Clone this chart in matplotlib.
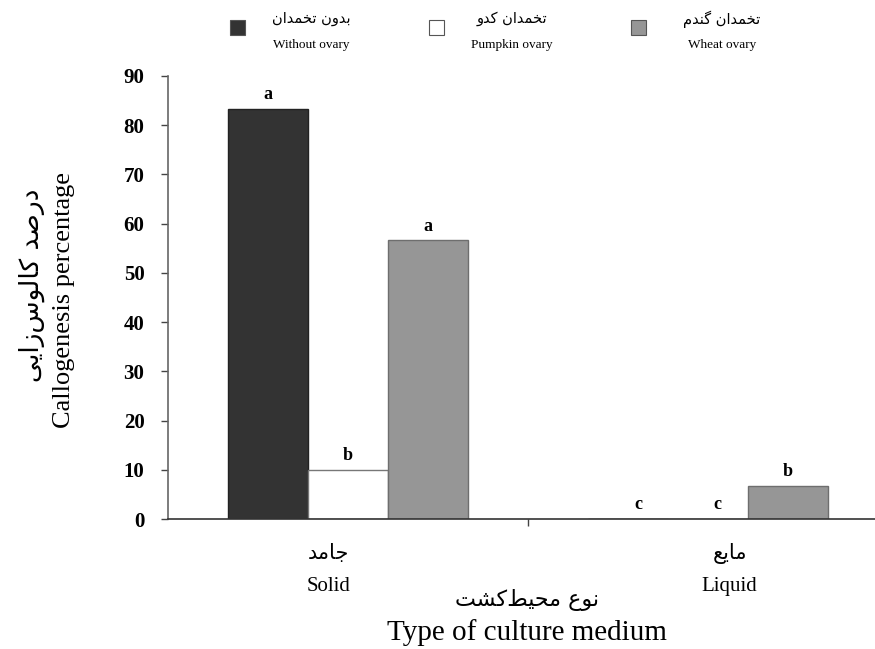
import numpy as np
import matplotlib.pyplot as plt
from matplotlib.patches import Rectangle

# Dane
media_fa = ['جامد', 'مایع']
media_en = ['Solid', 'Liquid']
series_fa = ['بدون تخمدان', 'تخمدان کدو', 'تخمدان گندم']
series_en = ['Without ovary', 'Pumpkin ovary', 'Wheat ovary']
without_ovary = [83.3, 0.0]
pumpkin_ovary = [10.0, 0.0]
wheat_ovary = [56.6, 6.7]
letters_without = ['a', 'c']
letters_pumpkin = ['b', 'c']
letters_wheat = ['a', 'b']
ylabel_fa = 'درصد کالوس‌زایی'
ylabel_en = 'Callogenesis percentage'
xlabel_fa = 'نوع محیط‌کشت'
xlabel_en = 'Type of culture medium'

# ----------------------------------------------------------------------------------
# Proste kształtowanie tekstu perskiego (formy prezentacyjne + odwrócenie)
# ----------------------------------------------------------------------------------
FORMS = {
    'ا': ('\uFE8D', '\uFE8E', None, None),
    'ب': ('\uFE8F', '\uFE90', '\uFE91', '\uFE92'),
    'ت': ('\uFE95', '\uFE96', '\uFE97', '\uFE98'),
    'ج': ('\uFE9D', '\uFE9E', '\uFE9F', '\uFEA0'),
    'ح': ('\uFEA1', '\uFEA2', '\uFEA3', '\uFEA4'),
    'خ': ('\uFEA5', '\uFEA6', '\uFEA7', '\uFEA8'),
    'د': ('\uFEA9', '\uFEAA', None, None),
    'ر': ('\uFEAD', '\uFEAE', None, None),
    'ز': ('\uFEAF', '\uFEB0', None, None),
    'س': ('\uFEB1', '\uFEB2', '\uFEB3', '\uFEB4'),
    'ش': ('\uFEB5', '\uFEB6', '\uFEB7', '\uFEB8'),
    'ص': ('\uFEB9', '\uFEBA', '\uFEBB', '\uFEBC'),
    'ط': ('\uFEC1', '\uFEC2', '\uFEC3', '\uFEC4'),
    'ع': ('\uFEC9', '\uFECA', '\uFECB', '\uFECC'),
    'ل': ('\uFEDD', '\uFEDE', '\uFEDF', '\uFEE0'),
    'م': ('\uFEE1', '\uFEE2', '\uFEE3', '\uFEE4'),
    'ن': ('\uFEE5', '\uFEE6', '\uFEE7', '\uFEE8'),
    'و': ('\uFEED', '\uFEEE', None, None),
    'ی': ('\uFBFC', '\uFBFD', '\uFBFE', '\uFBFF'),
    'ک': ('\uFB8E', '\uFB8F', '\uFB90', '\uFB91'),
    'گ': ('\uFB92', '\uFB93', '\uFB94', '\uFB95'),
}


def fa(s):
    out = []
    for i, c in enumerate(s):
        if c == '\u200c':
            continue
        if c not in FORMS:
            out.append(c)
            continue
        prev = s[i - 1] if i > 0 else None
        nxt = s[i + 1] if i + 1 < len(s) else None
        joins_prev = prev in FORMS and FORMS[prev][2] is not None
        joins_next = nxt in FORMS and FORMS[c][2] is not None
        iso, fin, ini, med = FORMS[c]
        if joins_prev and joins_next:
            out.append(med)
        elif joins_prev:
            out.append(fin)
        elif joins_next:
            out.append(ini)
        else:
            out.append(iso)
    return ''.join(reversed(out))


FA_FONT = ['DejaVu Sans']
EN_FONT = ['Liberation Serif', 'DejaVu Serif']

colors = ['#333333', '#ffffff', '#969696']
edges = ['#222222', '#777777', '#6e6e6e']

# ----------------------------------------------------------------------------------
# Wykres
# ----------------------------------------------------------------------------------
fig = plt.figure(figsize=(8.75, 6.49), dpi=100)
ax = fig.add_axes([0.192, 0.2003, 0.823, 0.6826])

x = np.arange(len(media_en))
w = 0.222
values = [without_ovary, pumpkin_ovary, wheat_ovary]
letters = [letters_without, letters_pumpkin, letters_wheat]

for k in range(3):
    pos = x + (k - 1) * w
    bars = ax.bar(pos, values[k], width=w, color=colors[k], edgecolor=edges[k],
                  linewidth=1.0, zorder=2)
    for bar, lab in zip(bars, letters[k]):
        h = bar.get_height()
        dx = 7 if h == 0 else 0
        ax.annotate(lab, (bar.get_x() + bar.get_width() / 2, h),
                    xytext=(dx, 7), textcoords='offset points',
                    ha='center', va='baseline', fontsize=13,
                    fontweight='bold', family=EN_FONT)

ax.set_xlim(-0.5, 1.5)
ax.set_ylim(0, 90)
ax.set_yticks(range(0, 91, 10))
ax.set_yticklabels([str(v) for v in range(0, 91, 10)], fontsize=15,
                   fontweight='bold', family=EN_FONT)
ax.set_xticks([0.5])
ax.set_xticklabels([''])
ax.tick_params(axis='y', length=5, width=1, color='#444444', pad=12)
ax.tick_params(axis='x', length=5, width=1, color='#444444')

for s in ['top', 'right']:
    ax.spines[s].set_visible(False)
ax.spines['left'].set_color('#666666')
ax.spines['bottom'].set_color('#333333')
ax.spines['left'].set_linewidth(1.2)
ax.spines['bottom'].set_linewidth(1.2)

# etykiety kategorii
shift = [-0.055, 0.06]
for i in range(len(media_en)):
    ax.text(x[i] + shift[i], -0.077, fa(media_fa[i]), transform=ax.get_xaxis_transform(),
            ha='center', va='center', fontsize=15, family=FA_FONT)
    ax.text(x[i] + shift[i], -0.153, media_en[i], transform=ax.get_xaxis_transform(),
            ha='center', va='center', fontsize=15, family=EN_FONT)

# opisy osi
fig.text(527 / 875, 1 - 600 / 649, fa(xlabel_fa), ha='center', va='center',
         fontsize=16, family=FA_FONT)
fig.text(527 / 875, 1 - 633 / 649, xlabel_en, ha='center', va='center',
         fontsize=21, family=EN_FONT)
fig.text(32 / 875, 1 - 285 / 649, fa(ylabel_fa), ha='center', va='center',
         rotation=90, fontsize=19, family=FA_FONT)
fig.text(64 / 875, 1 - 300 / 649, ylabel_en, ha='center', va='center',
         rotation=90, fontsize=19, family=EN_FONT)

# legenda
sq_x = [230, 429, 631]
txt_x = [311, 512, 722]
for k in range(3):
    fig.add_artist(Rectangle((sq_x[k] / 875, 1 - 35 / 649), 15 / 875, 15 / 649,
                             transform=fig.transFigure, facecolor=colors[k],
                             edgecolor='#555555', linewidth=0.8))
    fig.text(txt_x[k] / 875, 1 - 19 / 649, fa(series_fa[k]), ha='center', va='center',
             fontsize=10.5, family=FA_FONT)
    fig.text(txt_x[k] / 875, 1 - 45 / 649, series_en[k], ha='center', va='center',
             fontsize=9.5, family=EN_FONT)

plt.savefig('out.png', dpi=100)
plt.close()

_ _ _ _

▶ **Task**
Without the pictures, output the full listing exactly as it stands.

▶ **Reply**
Clone this chart in matplotlib.
import numpy as np
import matplotlib.pyplot as plt
from matplotlib.patches import Rectangle

# Dane
media_fa = ['جامد', 'مایع']
media_en = ['Solid', 'Liquid']
series_fa = ['بدون تخمدان', 'تخمدان کدو', 'تخمدان گندم']
series_en = ['Without ovary', 'Pumpkin ovary', 'Wheat ovary']
without_ovary = [83.3, 0.0]
pumpkin_ovary = [10.0, 0.0]
wheat_ovary = [56.6, 6.7]
letters_without = ['a', 'c']
letters_pumpkin = ['b', 'c']
letters_wheat = ['a', 'b']
ylabel_fa = 'درصد کالوس‌زایی'
ylabel_en = 'Callogenesis percentage'
xlabel_fa = 'نوع محیط‌کشت'
xlabel_en = 'Type of culture medium'

# ----------------------------------------------------------------------------------
# Proste kształtowanie tekstu perskiego (formy prezentacyjne + odwrócenie)
# ----------------------------------------------------------------------------------
FORMS = {
    'ا': ('\uFE8D', '\uFE8E', None, None),
    'ب': ('\uFE8F', '\uFE90', '\uFE91', '\uFE92'),
    'ت': ('\uFE95', '\uFE96', '\uFE97', '\uFE98'),
    'ج': ('\uFE9D', '\uFE9E', '\uFE9F', '\uFEA0'),
    'ح': ('\uFEA1', '\uFEA2', '\uFEA3', '\uFEA4'),
    'خ': ('\uFEA5', '\uFEA6', '\uFEA7', '\uFEA8'),
    'د': ('\uFEA9', '\uFEAA', None, None),
    'ر': ('\uFEAD', '\uFEAE', None, None),
    'ز': ('\uFEAF', '\uFEB0', None, None),
    'س': ('\uFEB1', '\uFEB2', '\uFEB3', '\uFEB4'),
    'ش': ('\uFEB5', '\uFEB6', '\uFEB7', '\uFEB8'),
    'ص': ('\uFEB9', '\uFEBA', '\uFEBB', '\uFEBC'),
    'ط': ('\uFEC1', '\uFEC2', '\uFEC3', '\uFEC4'),
    'ع': ('\uFEC9', '\uFECA', '\uFECB', '\uFECC'),
    'ل': ('\uFEDD', '\uFEDE', '\uFEDF', '\uFEE0'),
    'م': ('\uFEE1', '\uFEE2', '\uFEE3', '\uFEE4'),
    'ن': ('\uFEE5', '\uFEE6', '\uFEE7', '\uFEE8'),
    'و': ('\uFEED', '\uFEEE', None, None),
    'ی': ('\uFBFC', '\uFBFD', '\uFBFE', '\uFBFF'),
    'ک': ('\uFB8E', '\uFB8F', '\uFB90', '\uFB91'),
    'گ': ('\uFB92', '\uFB93', '\uFB94', '\uFB95'),
}


def fa(s):
    out = []
    for i, c in enumerate(s):
        if c == '\u200c':
            continue
        if c not in FORMS:
            out.append(c)
            continue
        prev = s[i - 1] if i > 0 else None
        nxt = s[i + 1] if i + 1 < len(s) else None
        joins_prev = prev in FORMS and FORMS[prev][2] is not None
        joins_next = nxt in FORMS and FORMS[c][2] is not None
        iso, fin, ini, med = FORMS[c]
        if joins_prev and joins_next:
            out.append(med)
        elif joins_prev:
            out.append(fin)
        elif joins_next:
            out.append(ini)
        else:
            out.append(iso)
    return ''.join(reversed(out))


FA_FONT = ['DejaVu Sans']
EN_FONT = ['Liberation Serif', 'DejaVu Serif']

colors = ['#333333', '#ffffff', '#969696']
edges = ['#222222', '#777777', '#6e6e6e']

# ----------------------------------------------------------------------------------
# Wykres
# ----------------------------------------------------------------------------------
fig = plt.figure(figsize=(8.75, 6.49), dpi=100)
ax = fig.add_axes([0.192, 0.2003, 0.823, 0.6826])

x = np.arange(len(media_en))
w = 0.222
values = [without_ovary, pumpkin_ovary, wheat_ovary]
letters = [letters_without, letters_pumpkin, letters_wheat]

for k in range(3):
    pos = x + (k - 1) * w
    bars = ax.bar(pos, values[k], width=w, color=colors[k], edgecolor=edges[k],
                  linewidth=1.0, zorder=2)
    for bar, lab in zip(bars, letters[k]):
        h = bar.get_height()
        dx = 7 if h == 0 else 0
        ax.annotate(lab, (bar.get_x() + bar.get_width() / 2, h),
                    xytext=(dx, 7), textcoords='offset points',
                    ha='center', va='baseline', fontsize=13,
                    fontweight='bold', family=EN_FONT)

ax.set_xlim(-0.5, 1.5)
ax.set_ylim(0, 90)
ax.set_yticks(range(0, 91, 10))
ax.set_yticklabels([str(v) for v in range(0, 91, 10)], fontsize=15,
                   fontweight='bold', family=EN_FONT)
ax.set_xticks([0.5])
ax.set_xticklabels([''])
ax.tick_params(axis='y', length=5, width=1, color='#444444', pad=12)
ax.tick_params(axis='x', length=5, width=1, color='#444444')

for s in ['top', 'right']:
    ax.spines[s].set_visible(False)
ax.spines['left'].set_color('#666666')
ax.spines['bottom'].set_color('#333333')
ax.spines['left'].set_linewidth(1.2)
ax.spines['bottom'].set_linewidth(1.2)

# etykiety kategorii
shift = [-0.055, 0.06]
for i in range(len(media_en)):
    ax.text(x[i] + shift[i], -0.077, fa(media_fa[i]), transform=ax.get_xaxis_transform(),
            ha='center', va='center', fontsize=15, family=FA_FONT)
    ax.text(x[i] + shift[i], -0.153, media_en[i], transform=ax.get_xaxis_transform(),
            ha='center', va='center', fontsize=15, family=EN_FONT)

# opisy osi
fig.text(527 / 875, 1 - 600 / 649, fa(xlabel_fa), ha='center', va='center',
         fontsize=16, family=FA_FONT)
fig.text(527 / 875, 1 - 633 / 649, xlabel_en, ha='center', va='center',
         fontsize=21, family=EN_FONT)
fig.text(32 / 875, 1 - 285 / 649, fa(ylabel_fa), ha='center', va='center',
         rotation=90, fontsize=19, family=FA_FONT)
fig.text(64 / 875, 1 - 300 / 649, ylabel_en, ha='center', va='center',
         rotation=90, fontsize=19, family=EN_FONT)

# legenda
sq_x = [230, 429, 631]
txt_x = [311, 512, 722]
for k in range(3):
    fig.add_artist(Rectangle((sq_x[k] / 875, 1 - 35 / 649), 15 / 875, 15 / 649,
                             transform=fig.transFigure, facecolor=colors[k],
                             edgecolor='#555555', linewidth=0.8))
    fig.text(txt_x[k] / 875, 1 - 19 / 649, fa(series_fa[k]), ha='center', va='center',
             fontsize=10.5, family=FA_FONT)
    fig.text(txt_x[k] / 875, 1 - 45 / 649, series_en[k], ha='center', va='center',
             fontsize=9.5, family=EN_FONT)

plt.savefig('out.png', dpi=100)
plt.close()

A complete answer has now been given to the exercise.